Towards a Bold and Aligned Impact Finance
NewsAmong the many ongoing projects for social and environmental transformation, impact finance holds a central place. Increasing amounts of capital are now seeking to combine financial performance with social utility. Major institutions are publishing structuring frameworks. Tools for measuring and quantifying impact are becoming more refined. Nethertheless, a form of tension persists: between the sector’s real advances… and the limits of the paradigm in which it still too often operates.
Yet, as Albert Einstein put it so well, we cannot solve our problems with the same thinking we used when we created them.
Proposing to manage the impact using the same operating methods as before will only perpetuate the classic way of proceeding, which has failed in its universalist ambition.
In response to this global dynamic, the Geneva Foundation for the Future offers an alternative and complementary path to outline a space that is both compatible with financial operations and rich in new potential. Through its AGILE tool and its white paper on the convergence between finance, philanthropy and impact projects, it proposes a structuring, evolving, and deeply participatory framework. Far from positioning itself as a counter-model, the Foundation embraces a role as a benevolent catalyst, calling for finance that is bolder, more systemic, and more rooted in the challenges of the living world, the consideration of systemic dimensions, and regenerative economics.
Solid and Shared Foundations
The Foundation welcomes the major advances observed in the classical reference frameworks of impact finance. Among these anchoring points for finance, we currently find:
- Intentionality, additionality and measurability as methodological foundations: these three principles are particularly central to the "Intention" and "Efficiency" pillars of the AGILE tool.
- Alignment with international standards (SDG, ESG, IFRS, IRIS+, IWAF, etc.): the goal today is certainly not to reinvent the wheel but to act as a platform for integration and mutualization of these taxonomies through a lens that brings new potential.
- Co-construction with stakeholders, a key element in both Anglo-Saxon "living document"-type methodologies and the collaborative approach developed in Geneva through participatory workshops and intersectoral committees.
- The monetary valuation of impact, considered a useful tool for comparison and reporting… but for which the Foundation proposes a cautious use, guided by conscious understanding, to avoid any commodification of the living world.
- The pursuit of systemic effects: here again, we believe it is necessary to go further, by making systemic transformation a central evaluation criterion, not merely a bonus or an indirect outcome.
Points of Vigilance and New Proposals
The Geneva Foundation for the Future wishes to mark a clear difference through a constructive reading of current trends in impact finance — and through the responses it offers.
- A field of application too narrow?
Most sectoral tools remain focused on private equity and venture/growth/buy-out logic.
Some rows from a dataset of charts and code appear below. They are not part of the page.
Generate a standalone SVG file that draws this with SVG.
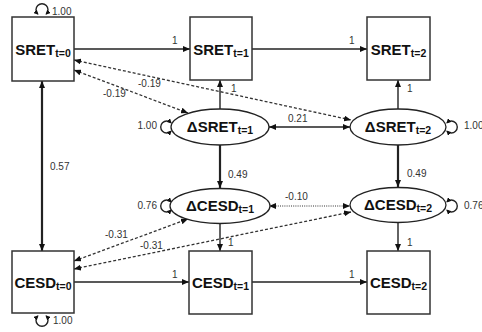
<svg xmlns="http://www.w3.org/2000/svg" width="482" height="332" viewBox="0 0 482 332">
  <style>
    .box { fill: #fff; stroke: #333; stroke-width: 1.5; }
    .ell { fill: #fff; stroke: #222; stroke-width: 1.3; }
    .lbl { font-family: "Liberation Sans", Arial, sans-serif; font-weight: bold; font-size: 15px; fill: #111; }
    .sub { font-size: 10.5px; }
    .num { font-family: "Liberation Sans", Arial, sans-serif; font-size: 10px; fill: #333; }
    .solid { fill: none; stroke: #222; stroke-width: 1.4; }
    .thick { fill: none; stroke: #222; stroke-width: 2.2; }
    .dash { fill: none; stroke: #333; stroke-width: 1.3; stroke-dasharray: 3 2; }
    .dot { fill: none; stroke: #333; stroke-width: 1; stroke-dasharray: 1 1.2; }
    .loop { fill: none; stroke: #222; stroke-width: 1.4; }
  </style>
  <defs>
    <marker id="arr" viewBox="0 0 7 6" refX="7" refY="3" markerWidth="7" markerHeight="6" markerUnits="userSpaceOnUse" orient="auto-start-reverse">
      <path d="M0,0 L7,3 L0,6 z" fill="#111"/>
    </marker>
    <marker id="arrS" viewBox="0 0 5 5" refX="4" refY="2.5" markerWidth="5" markerHeight="5" markerUnits="userSpaceOnUse" orient="auto-start-reverse">
      <path d="M0,0 L5,2.5 L0,5 z" fill="#111"/>
    </marker>
  </defs>

  <!-- connectors -->
  <g id="connectors">
    <!-- SRET chain -->
    <line class="solid" x1="74" y1="49" x2="190" y2="49" marker-end="url(#arr)"/>
    <line class="solid" x1="252" y1="49" x2="367" y2="49" marker-end="url(#arr)"/>
    <!-- CESD chain -->
    <line class="solid" x1="74" y1="282" x2="189" y2="282" marker-end="url(#arr)"/>
    <line class="solid" x1="252" y1="282" x2="367" y2="282" marker-end="url(#arr)"/>
    <!-- change scores feeding later measures -->
    <line class="solid" x1="220" y1="109" x2="220" y2="80" marker-end="url(#arr)"/>
    <line class="solid" x1="398" y1="109" x2="398" y2="80" marker-end="url(#arr)"/>
    <line class="solid" x1="220" y1="224" x2="220" y2="251" marker-end="url(#arr)"/>
    <line class="solid" x1="398" y1="223" x2="398" y2="251" marker-end="url(#arr)"/>
    <!-- SRET change to CESD change -->
    <line class="thick" x1="220" y1="145" x2="220" y2="188" marker-end="url(#arr)"/>
    <line class="thick" x1="398" y1="145" x2="398" y2="187" marker-end="url(#arr)"/>
    <!-- baseline covariance -->
    <line class="thick" x1="42" y1="81" x2="42" y2="251" marker-start="url(#arr)" marker-end="url(#arr)"/>
    <!-- change covariances -->
    <line class="solid" x1="269" y1="127" x2="350" y2="127" marker-start="url(#arr)" marker-end="url(#arr)"/>
    <line class="dot" x1="269" y1="206" x2="350" y2="206" marker-start="url(#arr)" marker-end="url(#arr)"/>
    <!-- baseline to change covariances -->
    <line class="dash" x1="74" y1="60" x2="351" y2="120" marker-start="url(#arr)" marker-end="url(#arr)"/>
    <line class="dash" x1="74" y1="70" x2="188" y2="113" marker-start="url(#arr)" marker-end="url(#arr)"/>
    <line class="dash" x1="74" y1="261" x2="188" y2="219" marker-start="url(#arr)" marker-end="url(#arr)"/>
    <line class="dash" x1="74" y1="269" x2="351" y2="212" marker-start="url(#arr)" marker-end="url(#arr)"/>
    <!-- variances -->
    <path class="loop" d="M37.8,14 A6,6 0 1 1 46.2,14" marker-start="url(#arrS)" marker-end="url(#arrS)"/>
    <path class="loop" d="M37.8,316 A6,6 0 1 0 46.2,316" marker-start="url(#arrS)" marker-end="url(#arrS)"/>
    <path class="loop" d="M171,122.8 A6,6 0 1 0 171,131.2" marker-start="url(#arrS)" marker-end="url(#arrS)"/>
    <path class="loop" d="M171,201.8 A6,6 0 1 0 171,210.2" marker-start="url(#arrS)" marker-end="url(#arrS)"/>
    <path class="loop" d="M447,122.8 A6,6 0 1 1 447,131.2" marker-start="url(#arrS)" marker-end="url(#arrS)"/>
    <path class="loop" d="M447,201.8 A6,6 0 1 1 447,210.2" marker-start="url(#arrS)" marker-end="url(#arrS)"/>

    <!-- path estimates -->
    <text class="num" x="172" y="44">1</text>
    <text class="num" x="349" y="44">1</text>
    <text class="num" x="172" y="278">1</text>
    <text class="num" x="349" y="278">1</text>
    <text class="num" x="231" y="92">1</text>
    <text class="num" x="407" y="92">1</text>
    <text class="num" x="228" y="246">1</text>
    <text class="num" x="407" y="246">1</text>
    <text class="num" x="228" y="178">0.49</text>
    <text class="num" x="407" y="177">0.49</text>
    <text class="num" x="50" y="170">0.57</text>
    <text class="num" x="288" y="122">0.21</text>
    <text class="num" x="285" y="200">-0.10</text>
    <text class="num" x="138" y="87">-0.19</text>
    <text class="num" x="103" y="97">-0.19</text>
    <text class="num" x="105" y="238">-0.31</text>
    <text class="num" x="140" y="249">-0.31</text>
    <text class="num" x="52" y="15">1.00</text>
    <text class="num" x="53" y="324">1.00</text>
    <text class="num" x="157" y="128.5" text-anchor="end">1.00</text>
    <text class="num" x="157" y="209" text-anchor="end">0.76</text>
    <text class="num" x="464" y="128.5">1.00</text>
    <text class="num" x="464" y="209">0.76</text>
  </g>

  <!-- observed measures -->
  <g id="sret0">
    <rect class="box" x="12" y="17" width="62" height="64"/>
    <text class="lbl" x="43" y="55" text-anchor="middle">SRET<tspan class="sub" dy="2">t=0</tspan></text>
  </g>
  <g id="sret1">
    <rect class="box" x="190" y="17" width="62" height="63"/>
    <text class="lbl" x="221" y="55" text-anchor="middle">SRET<tspan class="sub" dy="2">t=1</tspan></text>
  </g>
  <g id="sret2">
    <rect class="box" x="367" y="17" width="63" height="63"/>
    <text class="lbl" x="398.5" y="55" text-anchor="middle">SRET<tspan class="sub" dy="2">t=2</tspan></text>
  </g>
  <g id="cesd0">
    <rect class="box" x="12" y="251" width="62" height="62"/>
    <text class="lbl" x="43" y="288" text-anchor="middle">CESD<tspan class="sub" dy="2">t=0</tspan></text>
  </g>
  <g id="cesd1">
    <rect class="box" x="189" y="251" width="63" height="63"/>
    <text class="lbl" x="220.5" y="288" text-anchor="middle">CESD<tspan class="sub" dy="2">t=1</tspan></text>
  </g>
  <g id="cesd2">
    <rect class="box" x="367" y="251" width="63" height="63"/>
    <text class="lbl" x="398.5" y="288" text-anchor="middle">CESD<tspan class="sub" dy="2">t=2</tspan></text>
  </g>

  <!-- latent change scores -->
  <g id="dsret1">
    <ellipse class="ell" cx="220" cy="127" rx="49" ry="18"/>
    <text class="lbl" x="220" y="132" text-anchor="middle">ΔSRET<tspan class="sub" dy="2">t=1</tspan></text>
  </g>
  <g id="dsret2">
    <ellipse class="ell" cx="398" cy="127" rx="48" ry="18"/>
    <text class="lbl" x="398" y="132" text-anchor="middle">ΔSRET<tspan class="sub" dy="2">t=2</tspan></text>
  </g>
  <g id="dcesd1">
    <ellipse class="ell" cx="220" cy="206" rx="50" ry="17.5"/>
    <text class="lbl" x="220" y="211" text-anchor="middle">ΔCESD<tspan class="sub" dy="2">t=1</tspan></text>
  </g>
  <g id="dcesd2">
    <ellipse class="ell" cx="398" cy="205" rx="48" ry="17.5"/>
    <text class="lbl" x="398" y="210" text-anchor="middle">ΔCESD<tspan class="sub" dy="2">t=2</tspan></text>
  </g>
</svg>
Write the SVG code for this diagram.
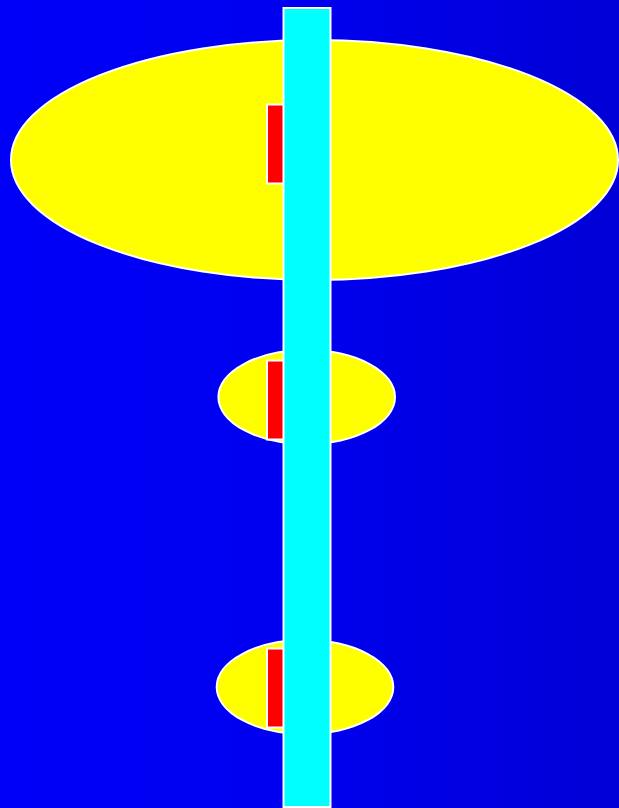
<svg xmlns="http://www.w3.org/2000/svg" width="619" height="808" viewBox="0 0 619 808">
<defs>
<linearGradient id="bg" x1="0" y1="0" x2="619" y2="0" gradientUnits="userSpaceOnUse">
<stop offset="0" stop-color="#0000f8"/>
<stop offset="0.45" stop-color="#0000f0"/>
<stop offset="1" stop-color="#0000d6"/>
</linearGradient>
</defs>
<style>
.ell{fill:#ffff00;stroke:#ffffff;stroke-width:2}
.red{fill:#ff0000;stroke:#ffffff;stroke-width:2}
.shaft{fill:#00ffff;stroke:#ffffff;stroke-width:2}
</style>
<rect x="0" y="0" width="619" height="808" fill="url(#bg)"/>
<g id="top">
<ellipse class="ell" cx="314.5" cy="160" rx="303.5" ry="120"/>
<rect class="red" x="267" y="104.5" width="24" height="79"/>
</g>
<g id="middle">
<ellipse class="ell" cx="306.7" cy="397" rx="88.3" ry="47"/>
<rect class="red" x="267" y="360.5" width="24" height="79"/>
</g>
<g id="bottom">
<ellipse class="ell" cx="305" cy="687" rx="88.3" ry="47"/>
<rect class="red" x="267" y="648.5" width="24" height="79"/>
</g>
<g id="connectors">
<rect class="shaft" x="283.5" y="8" width="47" height="799"/>
</g>
</svg>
The Foundation, by contrast, also addresses foundations, NGOs, public institutions and hybrid or local projects, in order to broaden as much as possible both the potential and the return on investment — in all its dimensions: financial, social, ecological...
- An obsession with monetization?
While impact projects have the potential to generate more financial income than traditional projects, they will only be able to do so if other returns on investment (social, ecological, systemic, etc.) are actually present.
Many frameworks place economic quantification at the heart of decision-making. The Foundation wishes to propose a pluralistic approach that is both easy and simple to use on a daily basis: quantitative and qualitative aspects, financial data and field narratives, and the participation of beneficiaries are all embedded in the "Leadership" pillar of the AGILE tool.
- A lack of focus on the living world, the commons, and regeneration?
This is arguably one of the most pressing proposals. The Foundation considers that the future of impact finance, impact incubators and evaluation services does not lie solely in Excel spreadsheets, but also in our collective ability to place money at the service of life — and not the other way around. This positioning aligns with work on well-being, active sobriety, climate justice and the care economy, which are strongly supported by the UN.
The AGILE Tool: A Structuring Lever, Not Just Another Label
Developed from three years of academic, field, and co-design work, the AGILE tool (Alignment – Governance – Intention – Leadership – Efficiency) enables a cross-disciplinary reading of impact projects that is both rigorous and adaptable. It is designed to:
- align expectations between funders (philanthropy or investment), project leaders, and institutions;
- facilitate access to funding for high-potential projects that are often poorly calibrated by traditional standards;
- support the skills development of project leaders and evaluators;
- bring high-impact dimensions to projects that are already well-structured economically and industrially;
- create a shared language that transcends sectoral silos.
Rather than a rigid or normative tool, AGILE is a shared interface, an operational metalanguage that can connect to existing frameworks while opening up spaces for innovation.
Daring to Go Further
Impact finance has already crossed key milestones. It has gained in maturity, credibility, and method. If it truly wants to become a lever for transformation, it must take another step forward: move beyond repetitive models, embrace its political role, and fully integrate the challenges of life, long-term thinking, and the commons, in order to become a force for new proposals.
This is the invitation issued today by the Geneva Foundation for the Future: to dare a transformative, inclusive, demanding, regenerative finance. A finance unafraid of its own contradictions, but equipped to move beyond them.